## [ITEMS]
[start]
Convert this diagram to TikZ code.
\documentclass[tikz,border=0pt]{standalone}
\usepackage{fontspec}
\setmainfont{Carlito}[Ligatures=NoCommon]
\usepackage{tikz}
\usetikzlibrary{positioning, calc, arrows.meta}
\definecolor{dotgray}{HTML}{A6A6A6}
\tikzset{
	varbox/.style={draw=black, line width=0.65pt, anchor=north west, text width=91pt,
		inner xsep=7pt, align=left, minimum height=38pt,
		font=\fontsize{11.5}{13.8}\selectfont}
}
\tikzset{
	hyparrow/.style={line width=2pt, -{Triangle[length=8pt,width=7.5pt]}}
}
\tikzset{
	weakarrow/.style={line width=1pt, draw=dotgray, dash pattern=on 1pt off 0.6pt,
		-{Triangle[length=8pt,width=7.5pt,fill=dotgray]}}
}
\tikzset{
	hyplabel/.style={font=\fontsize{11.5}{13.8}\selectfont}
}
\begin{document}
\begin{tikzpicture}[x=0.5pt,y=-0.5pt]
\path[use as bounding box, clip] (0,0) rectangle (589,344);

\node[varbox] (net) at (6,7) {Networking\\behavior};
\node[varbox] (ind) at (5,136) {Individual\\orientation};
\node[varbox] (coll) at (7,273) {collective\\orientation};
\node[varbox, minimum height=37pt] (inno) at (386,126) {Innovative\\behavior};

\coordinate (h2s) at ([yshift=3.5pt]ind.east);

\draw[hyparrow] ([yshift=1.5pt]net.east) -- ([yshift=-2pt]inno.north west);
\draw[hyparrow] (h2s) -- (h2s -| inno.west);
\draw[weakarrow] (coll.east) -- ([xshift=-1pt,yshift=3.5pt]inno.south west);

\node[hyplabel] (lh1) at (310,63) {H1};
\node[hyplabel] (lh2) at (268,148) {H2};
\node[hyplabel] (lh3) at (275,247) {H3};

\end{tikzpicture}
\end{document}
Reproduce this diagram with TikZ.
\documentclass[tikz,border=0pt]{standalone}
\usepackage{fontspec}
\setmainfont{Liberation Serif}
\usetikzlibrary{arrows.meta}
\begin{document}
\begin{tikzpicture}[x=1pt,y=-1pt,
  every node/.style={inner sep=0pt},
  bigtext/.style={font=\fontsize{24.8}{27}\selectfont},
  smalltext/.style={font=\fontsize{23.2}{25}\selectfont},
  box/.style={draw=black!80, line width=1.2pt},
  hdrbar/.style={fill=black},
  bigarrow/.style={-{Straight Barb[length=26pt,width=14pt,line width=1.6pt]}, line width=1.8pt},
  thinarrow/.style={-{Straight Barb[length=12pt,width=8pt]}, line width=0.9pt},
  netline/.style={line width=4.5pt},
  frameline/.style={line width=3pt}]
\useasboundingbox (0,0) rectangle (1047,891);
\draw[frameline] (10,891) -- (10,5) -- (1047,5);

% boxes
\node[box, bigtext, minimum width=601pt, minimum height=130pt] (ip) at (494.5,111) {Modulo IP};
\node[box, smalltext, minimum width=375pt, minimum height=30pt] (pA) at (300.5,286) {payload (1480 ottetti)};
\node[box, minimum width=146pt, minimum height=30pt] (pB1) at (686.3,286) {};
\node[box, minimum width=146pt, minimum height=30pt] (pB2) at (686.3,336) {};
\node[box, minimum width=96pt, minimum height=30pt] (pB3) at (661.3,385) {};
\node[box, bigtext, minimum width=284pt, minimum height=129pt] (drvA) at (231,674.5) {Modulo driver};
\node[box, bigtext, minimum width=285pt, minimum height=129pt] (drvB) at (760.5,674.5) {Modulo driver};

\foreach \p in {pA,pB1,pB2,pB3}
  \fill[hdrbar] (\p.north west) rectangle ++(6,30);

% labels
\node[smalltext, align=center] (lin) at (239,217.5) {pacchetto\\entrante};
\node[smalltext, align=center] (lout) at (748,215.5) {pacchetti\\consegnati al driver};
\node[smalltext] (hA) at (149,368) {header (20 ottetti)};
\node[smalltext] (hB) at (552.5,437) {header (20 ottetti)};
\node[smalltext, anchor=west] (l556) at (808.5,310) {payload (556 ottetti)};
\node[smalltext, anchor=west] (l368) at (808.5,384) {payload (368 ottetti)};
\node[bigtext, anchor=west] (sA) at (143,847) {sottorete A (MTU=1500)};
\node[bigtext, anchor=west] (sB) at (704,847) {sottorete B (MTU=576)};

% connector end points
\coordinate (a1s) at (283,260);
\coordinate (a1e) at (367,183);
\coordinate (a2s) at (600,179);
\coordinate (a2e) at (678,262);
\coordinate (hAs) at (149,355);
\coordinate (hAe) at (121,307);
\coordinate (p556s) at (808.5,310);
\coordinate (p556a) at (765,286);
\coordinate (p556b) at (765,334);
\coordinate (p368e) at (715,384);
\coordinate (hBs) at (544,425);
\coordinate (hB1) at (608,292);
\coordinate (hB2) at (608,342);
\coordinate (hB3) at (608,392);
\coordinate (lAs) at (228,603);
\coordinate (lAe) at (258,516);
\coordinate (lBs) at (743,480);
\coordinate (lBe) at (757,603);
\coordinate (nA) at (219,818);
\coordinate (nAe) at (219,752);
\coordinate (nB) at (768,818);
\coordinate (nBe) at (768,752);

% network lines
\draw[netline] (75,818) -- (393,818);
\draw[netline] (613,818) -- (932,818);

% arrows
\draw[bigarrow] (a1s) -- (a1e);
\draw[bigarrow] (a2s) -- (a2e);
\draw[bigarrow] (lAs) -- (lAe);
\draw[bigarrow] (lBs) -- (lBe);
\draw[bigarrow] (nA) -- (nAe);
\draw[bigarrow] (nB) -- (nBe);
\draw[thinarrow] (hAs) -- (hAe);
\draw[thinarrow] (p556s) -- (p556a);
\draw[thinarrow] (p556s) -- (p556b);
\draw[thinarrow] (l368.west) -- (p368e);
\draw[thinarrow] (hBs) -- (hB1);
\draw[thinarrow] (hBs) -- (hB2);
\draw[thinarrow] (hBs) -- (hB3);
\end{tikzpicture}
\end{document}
[end]
## [GOAL]
Extract each record, keeping it identical to the original.

## [WRITTEN SOLUTION]
Convert this diagram to TikZ code.
\documentclass[tikz,border=0pt]{standalone}
\usepackage{fontspec}
\setmainfont{Carlito}[Ligatures=NoCommon]
\usepackage{tikz}
\usetikzlibrary{positioning, calc, arrows.meta}
\definecolor{dotgray}{HTML}{A6A6A6}
\tikzset{
	varbox/.style={draw=black, line width=0.65pt, anchor=north west, text width=91pt,
		inner xsep=7pt, align=left, minimum height=38pt,
		font=\fontsize{11.5}{13.8}\selectfont}
}
\tikzset{
	hyparrow/.style={line width=2pt, -{Triangle[length=8pt,width=7.5pt]}}
}
\tikzset{
	weakarrow/.style={line width=1pt, draw=dotgray, dash pattern=on 1pt off 0.6pt,
		-{Triangle[length=8pt,width=7.5pt,fill=dotgray]}}
}
\tikzset{
	hyplabel/.style={font=\fontsize{11.5}{13.8}\selectfont}
}
\begin{document}
\begin{tikzpicture}[x=0.5pt,y=-0.5pt]
\path[use as bounding box, clip] (0,0) rectangle (589,344);

\node[varbox] (net) at (6,7) {Networking\\behavior};
\node[varbox] (ind) at (5,136) {Individual\\orientation};
\node[varbox] (coll) at (7,273) {collective\\orientation};
\node[varbox, minimum height=37pt] (inno) at (386,126) {Innovative\\behavior};

\coordinate (h2s) at ([yshift=3.5pt]ind.east);

\draw[hyparrow] ([yshift=1.5pt]net.east) -- ([yshift=-2pt]inno.north west);
\draw[hyparrow] (h2s) -- (h2s -| inno.west);
\draw[weakarrow] (coll.east) -- ([xshift=-1pt,yshift=3.5pt]inno.south west);

\node[hyplabel] (lh1) at (310,63) {H1};
\node[hyplabel] (lh2) at (268,148) {H2};
\node[hyplabel] (lh3) at (275,247) {H3};

\end{tikzpicture}
\end{document}
Reproduce this diagram with TikZ.
\documentclass[tikz,border=0pt]{standalone}
\usepackage{fontspec}
\setmainfont{Liberation Serif}
\usetikzlibrary{arrows.meta}
\begin{document}
\begin{tikzpicture}[x=1pt,y=-1pt,
  every node/.style={inner sep=0pt},
  bigtext/.style={font=\fontsize{24.8}{27}\selectfont},
  smalltext/.style={font=\fontsize{23.2}{25}\selectfont},
  box/.style={draw=black!80, line width=1.2pt},
  hdrbar/.style={fill=black},
  bigarrow/.style={-{Straight Barb[length=26pt,width=14pt,line width=1.6pt]}, line width=1.8pt},
  thinarrow/.style={-{Straight Barb[length=12pt,width=8pt]}, line width=0.9pt},
  netline/.style={line width=4.5pt},
  frameline/.style={line width=3pt}]
\useasboundingbox (0,0) rectangle (1047,891);
\draw[frameline] (10,891) -- (10,5) -- (1047,5);

% boxes
\node[box, bigtext, minimum width=601pt, minimum height=130pt] (ip) at (494.5,111) {Modulo IP};
\node[box, smalltext, minimum width=375pt, minimum height=30pt] (pA) at (300.5,286) {payload (1480 ottetti)};
\node[box, minimum width=146pt, minimum height=30pt] (pB1) at (686.3,286) {};
\node[box, minimum width=146pt, minimum height=30pt] (pB2) at (686.3,336) {};
\node[box, minimum width=96pt, minimum height=30pt] (pB3) at (661.3,385) {};
\node[box, bigtext, minimum width=284pt, minimum height=129pt] (drvA) at (231,674.5) {Modulo driver};
\node[box, bigtext, minimum width=285pt, minimum height=129pt] (drvB) at (760.5,674.5) {Modulo driver};

\foreach \p in {pA,pB1,pB2,pB3}
  \fill[hdrbar] (\p.north west) rectangle ++(6,30);

% labels
\node[smalltext, align=center] (lin) at (239,217.5) {pacchetto\\entrante};
\node[smalltext, align=center] (lout) at (748,215.5) {pacchetti\\consegnati al driver};
\node[smalltext] (hA) at (149,368) {header (20 ottetti)};
\node[smalltext] (hB) at (552.5,437) {header (20 ottetti)};
\node[smalltext, anchor=west] (l556) at (808.5,310) {payload (556 ottetti)};
\node[smalltext, anchor=west] (l368) at (808.5,384) {payload (368 ottetti)};
\node[bigtext, anchor=west] (sA) at (143,847) {sottorete A (MTU=1500)};
\node[bigtext, anchor=west] (sB) at (704,847) {sottorete B (MTU=576)};

% connector end points
\coordinate (a1s) at (283,260);
\coordinate (a1e) at (367,183);
\coordinate (a2s) at (600,179);
\coordinate (a2e) at (678,262);
\coordinate (hAs) at (149,355);
\coordinate (hAe) at (121,307);
\coordinate (p556s) at (808.5,310);
\coordinate (p556a) at (765,286);
\coordinate (p556b) at (765,334);
\coordinate (p368e) at (715,384);
\coordinate (hBs) at (544,425);
\coordinate (hB1) at (608,292);
\coordinate (hB2) at (608,342);
\coordinate (hB3) at (608,392);
\coordinate (lAs) at (228,603);
\coordinate (lAe) at (258,516);
\coordinate (lBs) at (743,480);
\coordinate (lBe) at (757,603);
\coordinate (nA) at (219,818);
\coordinate (nAe) at (219,752);
\coordinate (nB) at (768,818);
\coordinate (nBe) at (768,752);

% network lines
\draw[netline] (75,818) -- (393,818);
\draw[netline] (613,818) -- (932,818);

% arrows
\draw[bigarrow] (a1s) -- (a1e);
\draw[bigarrow] (a2s) -- (a2e);
\draw[bigarrow] (lAs) -- (lAe);
\draw[bigarrow] (lBs) -- (lBe);
\draw[bigarrow] (nA) -- (nAe);
\draw[bigarrow] (nB) -- (nBe);
\draw[thinarrow] (hAs) -- (hAe);
\draw[thinarrow] (p556s) -- (p556a);
\draw[thinarrow] (p556s) -- (p556b);
\draw[thinarrow] (l368.west) -- (p368e);
\draw[thinarrow] (hBs) -- (hB1);
\draw[thinarrow] (hBs) -- (hB2);
\draw[thinarrow] (hBs) -- (hB3);
\end{tikzpicture}
\end{document}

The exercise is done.